Posted: December 19, 2014 / Categories Commercial, Damages, Real Property

Lease Acceleration Clause Not Per Se Unenforceable as Penalty

On December 18, 2014, the Court of Appeals issued a decision in 172 Van Duzer Realty Corp. v. Globe Alumni Student Assistance Association, Inc., 2014 NY Slip Op. 08872, holding that a lease's acceleration clause was not per se unenforceable as a penalty.

The issue before the Court of Appeals in 172 Van Duzer Realty Corp. involved "a dispute over future rental payments sought under an acceleration clause from an out-of-possession tenant after termination of the leasehold agreement." The Court of Appeals rejected the argument that a lease provision that required a tenant that was ejected from the premises for breaching the lease nonetheless to pay all unpaid rent to the end of the lease term was not per se invalid. The court explained:

[The] defendants claim that [the plaintiff] is barred from collecting unpaid future rents pursuant to the acceleration clause because under this Court's decision in Fifty States Management Corp v Pioneer Auto Parks, Inc. (46 NY2d 573 [1979]), a landowner cannot claim accelerated rental payments when the landlord terminates the lease and retakes possession. Defendants' reliance on Fifty States is misplaced because the acceleration clause in that case was intended to secure the tenant's obligation to pay rent in the context of an ongoing leasehold, and the clause set the damages for a breach of that obligation. The Court concluded that a lease term providing for accelerated rent upon a tenant's default in rent payment, as a condition of the tenant's continued possession of the property, is enforceable absent a claim of fraud, exploitative overreaching or unconscionable conduct. Here, defendants do not argue that they want to be put back in possession. Moreover, [the plaintiff] sought damages in accordance with the acceleration clause after terminating the lease, once defendants defaulted and breached their leasehold obligations to maintain the property and pay rent. Thus, unlike the landowner in Fifty States, [the plaintiff] is not seeking to deploy the acceleration clause in the course of a continuing leasehold for purposes of ensuring the tenant's compliance with a material provision of the lease.

Nor can defendants challenge the validity of the acceleration clause based on this Court's recognition in Fifty States that, where a lease provides for acceleration as a result of a breach of any of its terms, however trivial or inconsequential, such a provision is likely to be considered an unconscionable penalty and will not be enforced by a court of equity. That rule addresses, in part, the inequities of damages disproportionate to the losses incurred as a result of a tenant's collateral or minor breach. That rule continues in force, but is inapplicable to defendants, who committed material breaches of the lease by ceasing all rental payments as of February 2008 and simultaneously abandoning the premises.
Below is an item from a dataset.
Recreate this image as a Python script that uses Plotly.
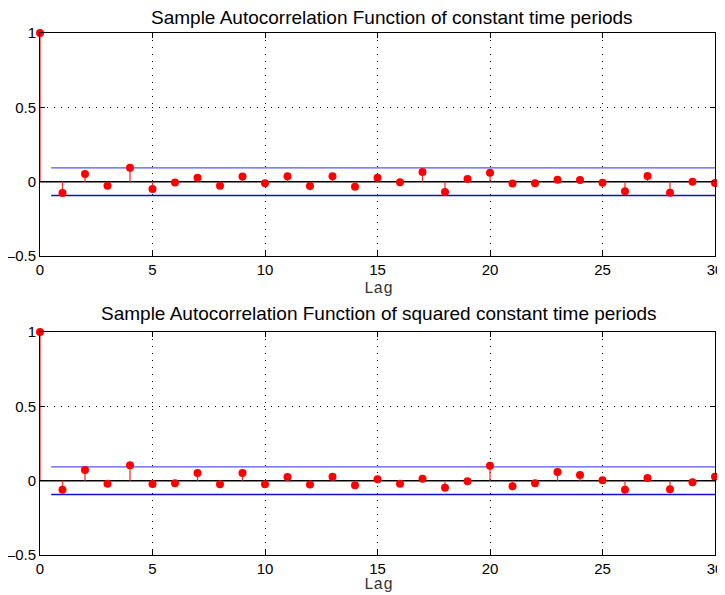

To the extent defendants suggest that a landowner should be subject to a duty to mitigate, we previously rejected this argument in Holy Properties Ltd., L.P. v Kenneth Cole. In that case the Court stated that once a tenant abandons the property prior to expiration of the lease, a landlord was within its rights under New York law to do nothing and collect the full rent due under the lease. The Court adhered to this established approach, and stated that parties in business transactions depend on the certainty of settled rules, in real property more than any other area of the law, where established precedents are not lightly to be set aside. We see no reason to reverse course in defendants' case. In particular where, as in Holy Properties, the parties here freely agreed to bind defendants to pay rent after termination of the landlord-tenant relationship.

(Internal quotations and citations omitted). The court went on to hold that while the acceleration clause at issue was not per se unenforceable as a penalty, the trial court should have allowed the parties an opportunity to make a factual record on that question and remanded the matter for the purpose.